• Work to be completed
Copy exactly, and only, the lines below from the first through the one containing "t_end = 28.155", both included; pictures are omitted.

• Information provided
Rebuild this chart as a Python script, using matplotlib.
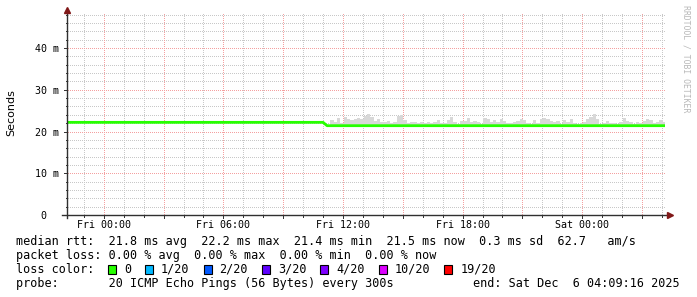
import numpy as np
import matplotlib.pyplot as plt
from matplotlib.patches import Rectangle

# time axis in hours relative to Fri 00:00
t_start = -1.846   # Thu 22:09:16
t_end = 28.155     # Sat 04:09:16

# median rtt (ms)
median_t = [t_start, 11.0, 11.2, t_end]
median_ms = [22.2, 22.2, 21.4, 21.4]

# smoke (upper edge of the ping spread, ms), 10 minute bins from Fri 11:12
smoke_start = 11.2
smoke_step = 10 / 60
smoke_floor = 21.2
smoke_top = [
    21.6, 22.8, 22.3, 23.2, 22.0, 23.4, 23.0, 22.8, 23.0, 23.3,
    23.0, 23.8, 24.3, 23.4, 22.6, 22.9, 22.2, 22.3, 22.5, 22.0,
    22.2, 23.8, 24.0, 22.8, 22.1, 22.4, 22.3, 22.0, 22.2, 22.0,
    22.3, 22.1, 22.2, 22.8, 22.0, 22.1, 22.8, 23.4, 22.3, 21.9,
    22.5, 22.6, 23.3, 22.4, 22.5, 22.2, 21.9, 23.2, 23.1, 22.3,
    22.8, 22.4, 23.0, 22.5, 22.0, 22.1, 22.4, 22.6, 23.0, 22.8,
    22.1, 21.9, 22.7, 22.0, 23.0, 23.3, 23.1, 22.5, 22.2, 22.6,
    21.9, 22.8, 22.2, 23.0, 22.0, 21.8, 22.1, 22.4, 22.9, 23.4,
    24.2, 23.0, 21.9, 22.0, 22.6, 22.1, 22.0, 21.8, 22.3, 23.2,
    22.6, 22.4, 21.9, 22.3, 22.0, 22.5, 23.0, 22.7, 22.1, 22.3,
    22.7, 22.4,
]

x_ticks = [0, 6, 12, 18, 24]
x_labels = ['Fri 00:00', 'Fri 06:00', 'Fri 12:00', 'Fri 18:00', 'Sat 00:00']
y_ticks = [0, 10, 20, 30, 40]
y_labels = ['0  ', '10 m', '20 m', '30 m', '40 m']

loss_labels = ['0', '1/20', '2/20', '3/20', '4/20', '10/20', '19/20']
loss_colors = ['#26ff00', '#00b8ff', '#0059ff', '#5e00ff', '#7e00ff', '#dd00ff', '#ff0000']

rtt_line = 'median rtt:  21.8 ms avg  22.2 ms max  21.4 ms min  21.5 ms now  0.3 ms sd  62.7   am/s'
loss_line = 'packet loss: 0.00 % avg  0.00 % max  0.00 % min  0.00 % now'
probe_line = 'probe:       20 ICMP Echo Pings (56 Bytes) every 300s'
end_line = 'end: Sat Dec  6 04:09:16 2025'

W, H = 697, 297
AX_W, AX_H = 598, 202
Y_TOP = 48.4
MONO = 'DejaVu Sans Mono'
GRID_MINOR = '#c8c8c8'
GRID_MAJOR = '#f4a0a0'
ARROW = '#801818'


def px(x, y):
    return x / W, 1 - y / H


fig = plt.figure(figsize=(W / 100, H / 100), dpi=100)
ax = fig.add_axes([67 / W, (H - 215) / H, AX_W / W, AX_H / H])
ax.set_xlim(t_start, t_end)
ax.set_ylim(0, Y_TOP)

# dotted grid: one pixel dot every second pixel
dot_y = np.arange(1, AX_H, 2) * Y_TOP / AX_H
dot_x = t_start + np.arange(1, AX_W, 2) * (t_end - t_start) / AX_W
for h in np.arange(-1, 29, 1):
    c = GRID_MAJOR if h % 3 == 0 else GRID_MINOR
    ax.plot(np.full_like(dot_y, h), dot_y, ls='none', marker='s', ms=0.72,
            mew=0, color=c, zorder=0.5 if h % 3 == 0 else 0)
for v in np.arange(2, 49, 2):
    c = GRID_MAJOR if v % 10 == 0 else GRID_MINOR
    ax.plot(dot_x, np.full_like(dot_x, v), ls='none', marker='s', ms=0.72,
            mew=0, color=c, zorder=0.5 if v % 10 == 0 else 0)

# smoke
smoke_t = smoke_start + smoke_step * np.arange(len(smoke_top))
ax.bar(smoke_t, np.array(smoke_top) - smoke_floor, bottom=smoke_floor,
       width=smoke_step, align='edge', color='#d8d8d8', lw=0, zorder=1)

# median line
ax.plot(median_t, median_ms, color=loss_colors[0], lw=2.0, zorder=3,
        solid_capstyle='butt')

for s in ax.spines.values():
    s.set_visible(False)

ax.set_xticks(x_ticks)
ax.set_xticklabels(x_labels, family=MONO, fontsize=7.2)
ax.set_yticks(y_ticks)
ax.set_yticklabels(y_labels, family=MONO, fontsize=7.2)
ax.tick_params(axis='x', length=0, pad=3.5)
ax.tick_params(axis='y', length=0, pad=6)

# axes with arrows
ax.plot([-5 / AX_W, 1.006], [0, 0], transform=ax.transAxes, color='#303030',
        lw=1.0, clip_on=False, zorder=4)
ax.plot([0, 0], [-3 / AX_H, 1.012], transform=ax.transAxes, color='#303030',
        lw=1.0, clip_on=False, zorder=4)
ax.plot([1.008], [0], marker='>', ms=4, color=ARROW, transform=ax.transAxes,
        clip_on=False, zorder=5)
ax.plot([0], [1.015], marker='^', ms=4, color=ARROW, transform=ax.transAxes,
        clip_on=False, zorder=5)

# small ticks on the axes
for h in np.arange(-1, 29, 1):
    ln = 3 if h % 3 == 0 else 1.5
    ax.plot([h, h], [0, -ln * Y_TOP / AX_H], color='#303030', lw=0.7,
            clip_on=False, zorder=4)
for v in np.arange(0, 49, 2):
    ln = 3 if v % 10 == 0 else 1.5
    ax.plot([t_start, t_start - ln * (t_end - t_start) / AX_W], [v, v],
            color='#303030', lw=0.7, clip_on=False, zorder=4)

# y label and watermark
fig.text(*px(11, 113), 'Seconds', rotation=90, ha='center', va='center',
         fontsize=8, family='DejaVu Sans')
fig.text(*px(686, 5), 'RRDTOOL / TOBI OETIKER', rotation=-90, ha='center',
         va='top', fontsize=5.9, family=MONO, color='#b8b8b8')

# legend block
fig.text(*px(16, 241.5), rtt_line, family=MONO, fontsize=8.5, va='center')
fig.text(*px(16, 255.5), loss_line, family=MONO, fontsize=8.5, va='center')
fig.text(*px(16, 269.5), 'loss color:', family=MONO, fontsize=8.5, va='center')
fig.text(*px(16, 283.5), probe_line, family=MONO, fontsize=8.5, va='center')
fig.text(*px(680, 283.5), end_line, family=MONO, fontsize=8.5, va='center',
         ha='right')

bx = 108
for lab, col in zip(loss_labels, loss_colors):
    x0, y0 = px(bx, 273.5)
    fig.add_artist(Rectangle((x0, y0), 8 / W, 9 / H, transform=fig.transFigure,
                             facecolor=col, edgecolor='black', lw=0.8))
    fig.text(*px(bx + 16, 269.5), lab, family=MONO, fontsize=8.5, va='center')
    bx = bx + 16 + len(lab) * 7.1 + 14

fig.savefig('out.png', dpi=100)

• Full response
Rebuild this chart as a Python script, using matplotlib.
import numpy as np
import matplotlib.pyplot as plt
from matplotlib.patches import Rectangle

# time axis in hours relative to Fri 00:00
t_start = -1.846   # Thu 22:09:16
t_end = 28.155     # Sat 04:09:16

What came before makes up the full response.